A real ‘WOW’ moment would be to give a great big metaphorical F.U. to the Mail & the rest of the Tory rags.
Just as with Reform, Starmer’s government wastes unconscionable amounts of time & energy trying to please a constituency that not only will never support them but is sworn to destroy them.
Their ‘Labour Bad’ messaging is brutal & brilliantly effective…as long as Labour assumes the crouch position in the face of it.
If, instead of cringing, Starmer gave the lot of them a big fat middle finger there would be a double bonus…not only would they, like all bullies, be rendered impotent but also what a spring it would put in the step of all us loyal Labour voters so bitterly disappointed by the timidity & ineptitude of this government.
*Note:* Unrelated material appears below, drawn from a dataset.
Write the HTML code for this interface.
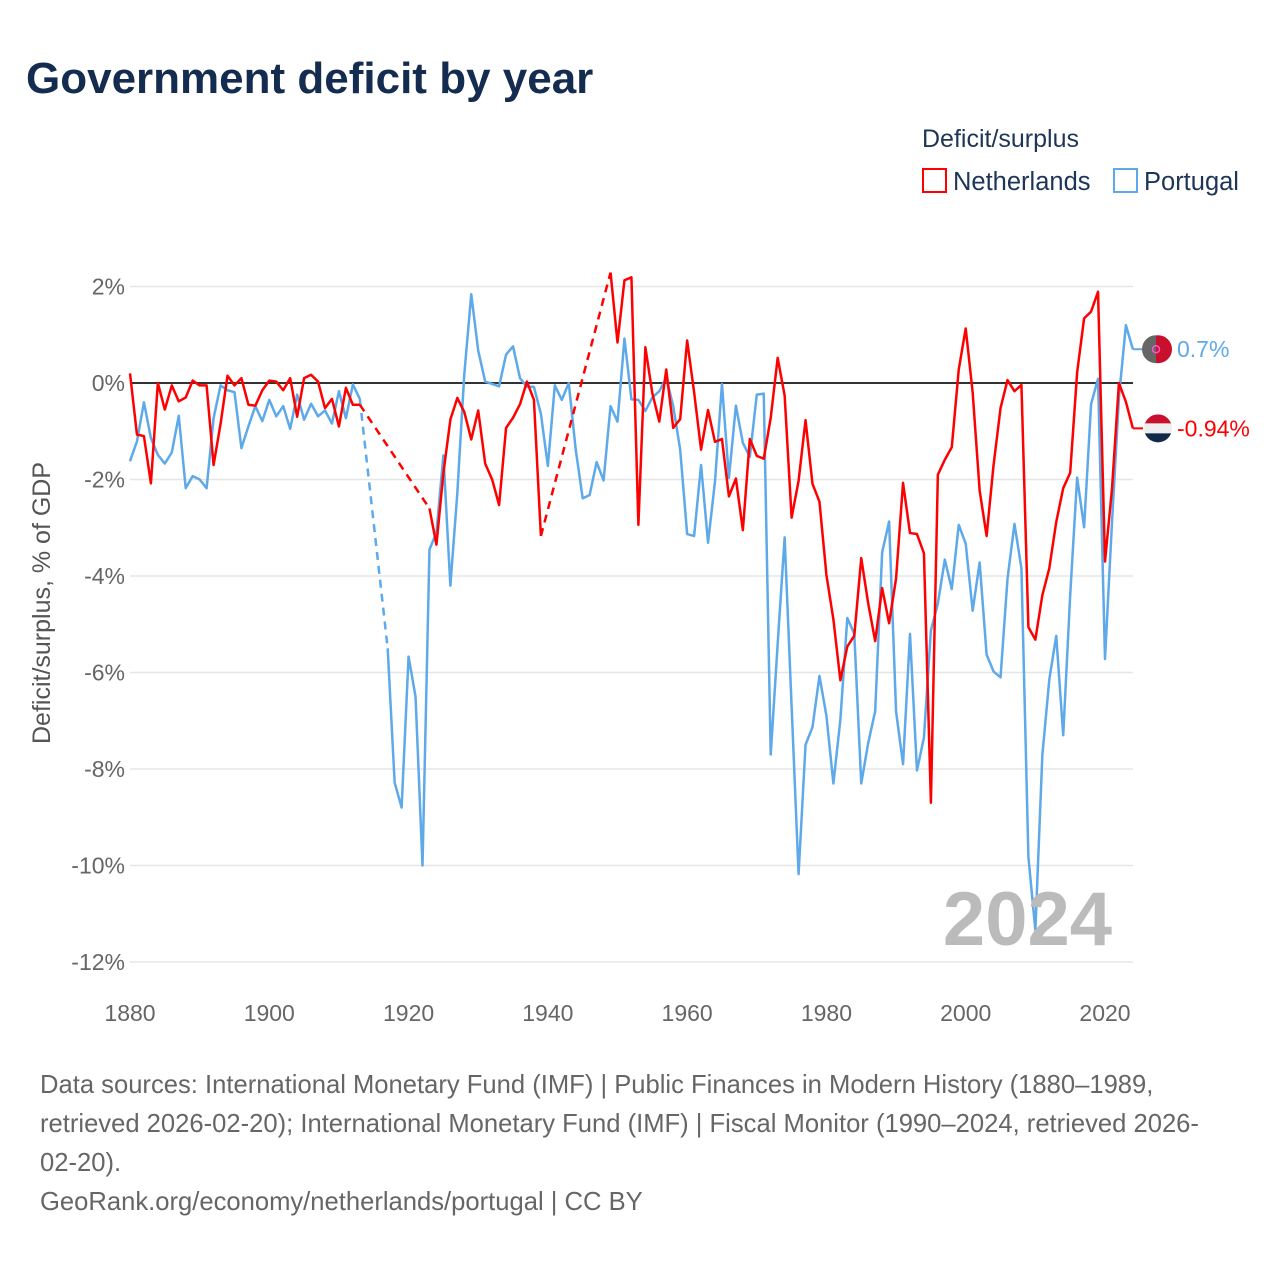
<!DOCTYPE html>
<html><head><meta charset="utf-8"><style>
body{margin:0;background:#fff;width:1280px;height:1280px;overflow:hidden;font-family:"Liberation Sans",sans-serif}
</style></head><body>
<svg width="1280" height="1280" xmlns="http://www.w3.org/2000/svg" style="font-family:'Liberation Sans',sans-serif">
<text x="26" y="93" font-size="44" font-weight="bold" fill="#142c4f">Government deficit by year</text>
<text x="922" y="147" font-size="25" fill="#1d3557">Deficit/surplus</text>
<g><rect x="923" y="169" width="23" height="23" fill="none" stroke="#f00" stroke-width="2"/><text x="953" y="190" font-size="25.5" fill="#1d3557">Netherlands</text></g>
<g><rect x="1114" y="169" width="23" height="23" fill="none" stroke="#5da9e9" stroke-width="2"/><text x="1144" y="190" font-size="25.5" fill="#1d3557">Portugal</text></g>
<g id="grid"></g><g id="axes"></g><g id="series"></g><g id="ends"></g>
<text x="1112" y="945" font-size="76" font-weight="bold" fill="#bbb" text-anchor="end">2024</text>
<text transform="translate(50,603) rotate(-90)" font-size="25" fill="#555" text-anchor="middle">Deficit/surplus, % of GDP</text>
<g font-size="25.6" fill="#666">
<text x="40" y="1093">Data sources: International Monetary Fund (IMF) | Public Finances in Modern History (1880–1989,</text>
<text x="40" y="1132">retrieved 2026-02-20); International Monetary Fund (IMF) | Fiscal Monitor (1990–2024, retrieved 2026-</text>
<text x="40" y="1171">02-20).</text>
<text x="40" y="1210">GeoRank.org/economy/netherlands/portugal | CC BY</text>
</g>
</svg>
<script>
const yTicks=[2,0,-2,-4,-6,-8,-10,-12];
const xTicks=[1880,1900,1920,1940,1960,1980,2000,2020];
const nlStart=1880;
const nlValues=[0.2,-1.07,-1.1,-2.08,0,-0.55,-0.05,-0.38,-0.3,0.05,-0.05,-0.05,-1.7,-0.85,0.15,-0.05,0.1,-0.45,-0.47,-0.15,0.05,0.03,-0.15,0.1,-0.7,0.1,0.17,0.03,-0.52,-0.33,-0.9,-0.1,-0.45,-0.45,
null,null,null,null,null,null,null,null,null,
-2.6,-3.35,-1.87,-0.76,-0.31,-0.6,-1.17,-0.57,-1.67,-2.0,-2.53,-0.93,-0.72,-0.44,0.03,-0.35,-3.17,
null,null,null,null,null,null,null,null,null,
2.29,0.84,2.13,2.19,-2.94,0.74,-0.21,-0.8,0.28,-0.93,-0.75,0.88,-0.19,-1.38,-0.56,-1.22,-1.16,-2.35,-1.98,-3.05,-1.16,-1.51,-1.57,-0.72,0.52,-0.26,-2.79,-2.03,-0.77,-2.09,-2.46,-3.98,-4.9,-6.16,-5.46,-5.24,-3.63,-4.57,-5.35,-4.25,-4.98,-4.05,-2.07,-3.11,-3.13,-3.53,-8.7,-1.9,-1.59,-1.33,0.28,1.13,-0.2,-2.23,-3.17,-1.7,-0.52,0.06,-0.17,-0.04,-5.06,-5.32,-4.4,-3.84,-2.88,-2.18,-1.86,0.22,1.34,1.48,1.89,-3.7,-2.2,0,-0.39,-0.94];
const ptStart=1880;
const ptValues=[-1.62,-1.21,-0.4,-1.14,-1.49,-1.67,-1.44,-0.68,-2.18,-1.93,-2.0,-2.18,-0.73,-0.05,-0.15,-0.19,-1.35,-0.9,-0.48,-0.79,-0.35,-0.69,-0.48,-0.95,-0.24,-0.76,-0.43,-0.69,-0.57,-0.84,-0.17,-0.73,-0.03,-0.33,
null,null,null,
-5.5,-8.28,-8.8,-5.67,-6.5,-10.0,-3.45,-3.1,-1.5,-4.2,-2.28,0.18,1.84,0.67,0.03,-0.02,-0.07,0.59,0.76,0.1,-0.08,-0.08,-0.64,-1.72,-0.05,-0.35,0,-1.38,-2.39,-2.32,-1.64,-2.02,-0.48,-0.8,0.92,-0.34,-0.35,-0.58,-0.3,-0.17,0.11,-0.48,-1.38,-3.13,-3.17,-1.7,-3.31,-2.04,-0.02,-1.97,-0.47,-1.24,-1.53,-0.24,-0.22,-7.7,-5.4,-3.2,-6.7,-10.18,-7.5,-7.13,-6.07,-6.9,-8.3,-6.98,-4.87,-5.2,-8.3,-7.46,-6.8,-3.51,-2.87,-6.81,-7.9,-5.2,-8.03,-7.35,-5.13,-4.57,-3.66,-4.27,-2.94,-3.33,-4.72,-3.72,-5.63,-5.98,-6.1,-4.06,-2.92,-3.84,-9.82,-11.34,-7.72,-6.15,-5.24,-7.3,-4.4,-1.96,-2.99,-0.44,0.09,-5.72,-2.9,-0.3,1.2,0.7];
const NS='http://www.w3.org/2000/svg';
const X0=130,X1=1133;
function xs(y){return 130+(y-1880)*975/140;}
function ys(v){return 383-v*48.25;}
function mk(t,a,p){const e=document.createElementNS(NS,t);for(const k in a)e.setAttribute(k,a[k]);p.appendChild(e);return e;}
const grid=document.getElementById('grid'),axes=document.getElementById('axes'),ser=document.getElementById('series'),ends=document.getElementById('ends');
yTicks.forEach(v=>{
 const l=mk('line',{x1:X0,x2:X1,y1:ys(v),y2:ys(v),stroke:'#e6e6e6','stroke-width':1.5},grid);
 
 
 const t=mk('text',{x:125,y:ys(v)+8,'font-size':23,fill:'#666','text-anchor':'end'},axes);
 t.textContent=v+'%';
 
 
});
xTicks.forEach(y=>{
 const t=mk('text',{x:xs(y),y:1021,'font-size':23,fill:'#666','text-anchor':'middle'},axes);
 t.textContent=y;
 
 
});
const zl=mk('line',{x1:X0,x2:X1,y1:ys(0),y2:ys(0),stroke:'#333','stroke-width':2},axes);


function drawSeries(start,vals,color,name){
 const g=mk('g',{},ser);
 
 
 let seg=[];const segs=[];
 vals.forEach((v,i)=>{if(v===null){if(seg.length)segs.push(seg);seg=[];}else seg.push([xs(start+i),ys(v)]);});
 if(seg.length)segs.push(seg);
 segs.forEach((s,k)=>{
  if(k>0){const p=segs[k-1][segs[k-1].length-1];
   const d=mk('line',{x1:p[0],y1:p[1],x2:s[0][0],y2:s[0][1],stroke:color,'stroke-width':2.5,'stroke-dasharray':'8 6'},g);
   
   }
  const pa=mk('polyline',{points:s.map(p=>p.join(',')).join(' '),fill:'none',stroke:color,'stroke-width':2.5,'stroke-linejoin':'round'},g);
  
  
 });
 const lv=vals[vals.length-1];return [xs(start+vals.length-1),ys(lv),lv];
}
const pe=drawSeries(ptStart,ptValues,'#5da9e9','portugal');
const ne=drawSeries(nlStart,nlValues,'#f00','netherlands');
function endLabel(e,color,name,flag){
 const g=mk('g',{},ends);
 
 
 mk('line',{x1:e[0],x2:1143,y1:e[1],y2:e[1],stroke:color,'stroke-width':2},g);
 flag(g,1158,e[1]);
 const t=mk('text',{x:1177,y:e[1]+8,'font-size':23,fill:color},g);
 t.textContent=(Math.round(e[2]*100)/100)+'%';
}
endLabel(pe,'#5da9e9','portugal',(g,cx,cy)=>{
 mk('circle',{cx,cy,r:14,fill:'#c8102e'},g);
 mk('path',{d:`M${cx-2},${cy-14} A14,14 0 0 0 ${cx-2},${cy+14} Z`,fill:'#666'},g);
 mk('circle',{cx:cx-2,cy,r:3.5,fill:'none',stroke:'#f5c',"stroke-width":1.5},g);
});
endLabel(ne,'#f00','netherlands',(g,cx,cy)=>{
 const cp=mk('clipPath',{id:'nlc'},g);mk('circle',{cx,cy,r:14},cp);
 const f=mk('g',{'clip-path':'url(#nlc)'},g);
 mk('rect',{x:cx-14,y:cy-14,width:28,height:10,fill:'#c8102e'},f);
 mk('rect',{x:cx-14,y:cy-5,width:28,height:10,fill:'#eee'},f);
 mk('rect',{x:cx-14,y:cy+5,width:28,height:10,fill:'#13294b'},f);
});
</script>
</body></html>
Brilliant post from Peter - I hope someone from Starmer's office is reading it. To use a football analogy, which Starmer should appreciate, he's the manager of a team who has showed badly losing tactics in the first half, and needs a radical change at half-time. "I welcome their hatred" (great phrase from FDR you quote) is the polar opposite of his strategy so far. I'd quote the West Wing "Let Starmer be Starmer" except that I suspect he won't be able to do a radical enough change, and doesn't have the ideological conviction (and story-telling ability) strong enough for his needs. So a guess a change of manager then, unless he surprises us.
By the way "but me no buts" was actually from Susanna Centilivre, I believe, misspelled as Centivre above. I have this on impeccable academic authority (James Hacker MP corrected by Bernard Woolley, if my memory of the spelling given in 'Yes Minister' is accurate).